Task description
Omit the pictures and print exactly the lines of the listing below, starting at the first and ending at the line containing "family=SANS, fontsize=15.5)".

Material provided

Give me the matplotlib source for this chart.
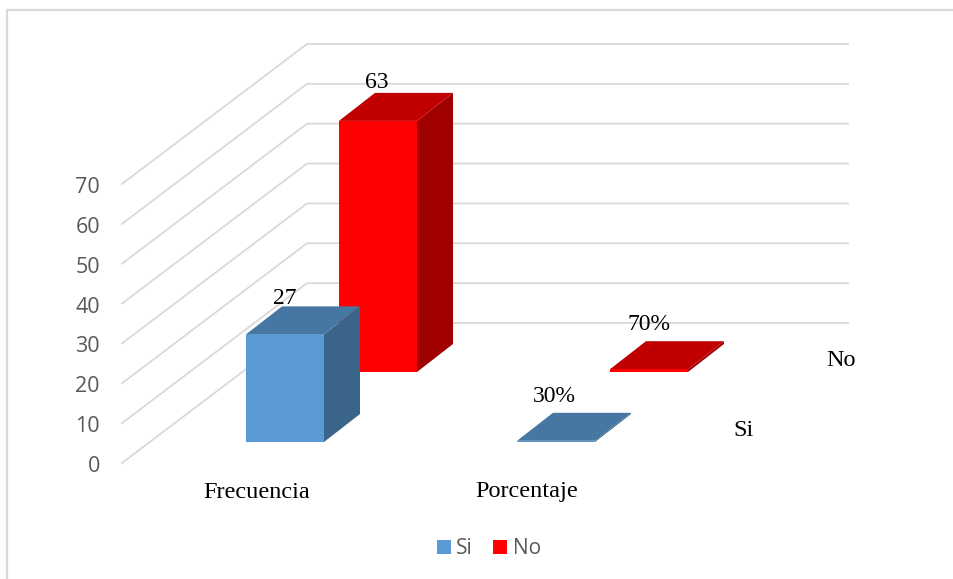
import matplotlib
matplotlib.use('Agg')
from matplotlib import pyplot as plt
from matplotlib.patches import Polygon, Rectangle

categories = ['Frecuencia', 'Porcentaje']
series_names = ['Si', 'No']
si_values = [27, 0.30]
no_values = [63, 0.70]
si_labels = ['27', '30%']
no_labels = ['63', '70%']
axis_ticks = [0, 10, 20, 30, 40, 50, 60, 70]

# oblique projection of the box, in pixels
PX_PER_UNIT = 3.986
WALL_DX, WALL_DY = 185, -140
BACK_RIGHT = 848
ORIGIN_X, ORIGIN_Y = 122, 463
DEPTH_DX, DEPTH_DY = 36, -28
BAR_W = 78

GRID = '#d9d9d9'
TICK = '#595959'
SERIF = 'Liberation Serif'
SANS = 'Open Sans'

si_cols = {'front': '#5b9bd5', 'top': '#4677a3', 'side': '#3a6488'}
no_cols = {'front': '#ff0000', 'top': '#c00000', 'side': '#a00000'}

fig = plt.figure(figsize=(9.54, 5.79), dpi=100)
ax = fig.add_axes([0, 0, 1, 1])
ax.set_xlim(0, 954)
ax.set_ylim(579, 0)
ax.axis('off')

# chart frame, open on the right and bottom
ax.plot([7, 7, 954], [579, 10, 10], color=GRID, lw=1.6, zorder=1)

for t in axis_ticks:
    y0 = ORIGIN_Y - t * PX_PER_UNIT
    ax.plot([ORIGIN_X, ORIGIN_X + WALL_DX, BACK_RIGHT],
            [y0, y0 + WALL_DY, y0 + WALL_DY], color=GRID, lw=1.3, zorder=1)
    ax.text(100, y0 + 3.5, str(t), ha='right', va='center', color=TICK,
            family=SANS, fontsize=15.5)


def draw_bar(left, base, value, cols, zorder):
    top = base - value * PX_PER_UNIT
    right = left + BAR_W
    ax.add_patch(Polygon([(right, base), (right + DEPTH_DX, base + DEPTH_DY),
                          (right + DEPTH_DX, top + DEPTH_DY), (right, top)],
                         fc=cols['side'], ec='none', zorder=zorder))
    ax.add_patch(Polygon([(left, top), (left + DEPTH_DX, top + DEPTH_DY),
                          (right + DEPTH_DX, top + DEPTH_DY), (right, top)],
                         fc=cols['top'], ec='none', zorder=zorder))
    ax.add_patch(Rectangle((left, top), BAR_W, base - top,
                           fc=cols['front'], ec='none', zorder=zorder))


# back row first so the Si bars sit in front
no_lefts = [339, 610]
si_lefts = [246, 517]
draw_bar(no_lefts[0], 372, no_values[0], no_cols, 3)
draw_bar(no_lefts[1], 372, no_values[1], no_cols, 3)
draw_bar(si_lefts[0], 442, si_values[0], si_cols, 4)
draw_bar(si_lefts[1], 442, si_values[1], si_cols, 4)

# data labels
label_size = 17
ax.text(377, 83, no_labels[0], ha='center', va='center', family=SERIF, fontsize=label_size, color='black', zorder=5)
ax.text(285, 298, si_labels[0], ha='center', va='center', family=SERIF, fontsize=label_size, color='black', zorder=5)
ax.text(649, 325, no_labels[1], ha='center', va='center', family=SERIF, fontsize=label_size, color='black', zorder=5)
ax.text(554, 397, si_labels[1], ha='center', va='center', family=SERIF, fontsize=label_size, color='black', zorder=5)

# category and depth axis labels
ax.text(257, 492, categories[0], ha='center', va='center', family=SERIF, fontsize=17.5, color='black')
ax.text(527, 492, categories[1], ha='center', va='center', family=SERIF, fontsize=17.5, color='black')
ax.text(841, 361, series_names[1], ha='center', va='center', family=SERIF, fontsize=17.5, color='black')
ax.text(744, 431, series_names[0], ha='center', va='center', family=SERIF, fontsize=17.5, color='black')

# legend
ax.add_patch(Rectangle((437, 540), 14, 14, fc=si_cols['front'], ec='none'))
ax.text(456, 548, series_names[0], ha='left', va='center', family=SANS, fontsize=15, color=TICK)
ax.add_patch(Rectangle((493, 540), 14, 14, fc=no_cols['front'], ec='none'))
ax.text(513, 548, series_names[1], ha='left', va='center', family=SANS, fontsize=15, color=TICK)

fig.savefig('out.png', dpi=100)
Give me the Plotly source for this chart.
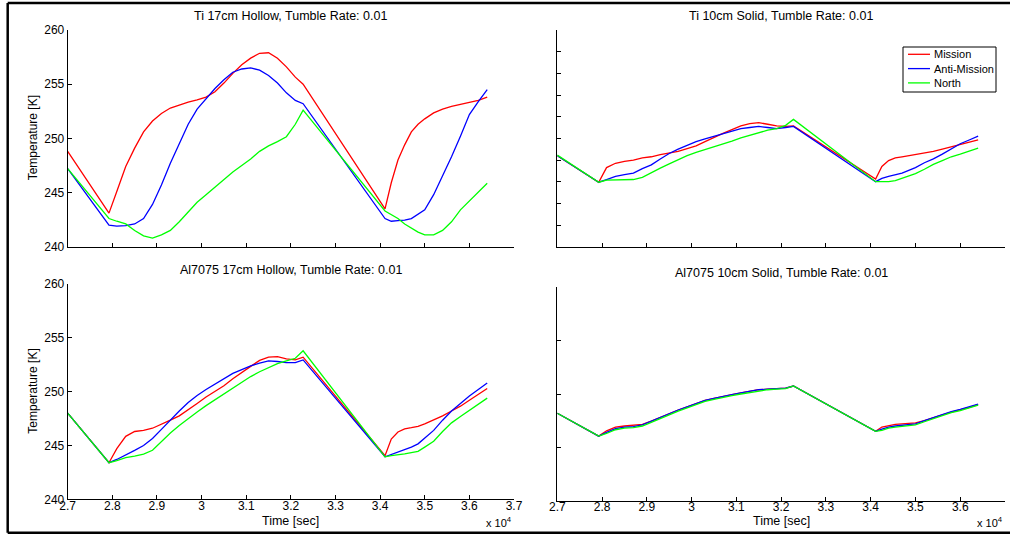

Written answer
Give me the matplotlib source for this chart.
import matplotlib
matplotlib.use('Agg')
from matplotlib import pyplot as plt
from matplotlib.patches import Polygon, Rectangle

categories = ['Frecuencia', 'Porcentaje']
series_names = ['Si', 'No']
si_values = [27, 0.30]
no_values = [63, 0.70]
si_labels = ['27', '30%']
no_labels = ['63', '70%']
axis_ticks = [0, 10, 20, 30, 40, 50, 60, 70]

# oblique projection of the box, in pixels
PX_PER_UNIT = 3.986
WALL_DX, WALL_DY = 185, -140
BACK_RIGHT = 848
ORIGIN_X, ORIGIN_Y = 122, 463
DEPTH_DX, DEPTH_DY = 36, -28
BAR_W = 78

GRID = '#d9d9d9'
TICK = '#595959'
SERIF = 'Liberation Serif'
SANS = 'Open Sans'

si_cols = {'front': '#5b9bd5', 'top': '#4677a3', 'side': '#3a6488'}
no_cols = {'front': '#ff0000', 'top': '#c00000', 'side': '#a00000'}

fig = plt.figure(figsize=(9.54, 5.79), dpi=100)
ax = fig.add_axes([0, 0, 1, 1])
ax.set_xlim(0, 954)
ax.set_ylim(579, 0)
ax.axis('off')

# chart frame, open on the right and bottom
ax.plot([7, 7, 954], [579, 10, 10], color=GRID, lw=1.6, zorder=1)

for t in axis_ticks:
    y0 = ORIGIN_Y - t * PX_PER_UNIT
    ax.plot([ORIGIN_X, ORIGIN_X + WALL_DX, BACK_RIGHT],
            [y0, y0 + WALL_DY, y0 + WALL_DY], color=GRID, lw=1.3, zorder=1)
    ax.text(100, y0 + 3.5, str(t), ha='right', va='center', color=TICK,
            family=SANS, fontsize=15.5)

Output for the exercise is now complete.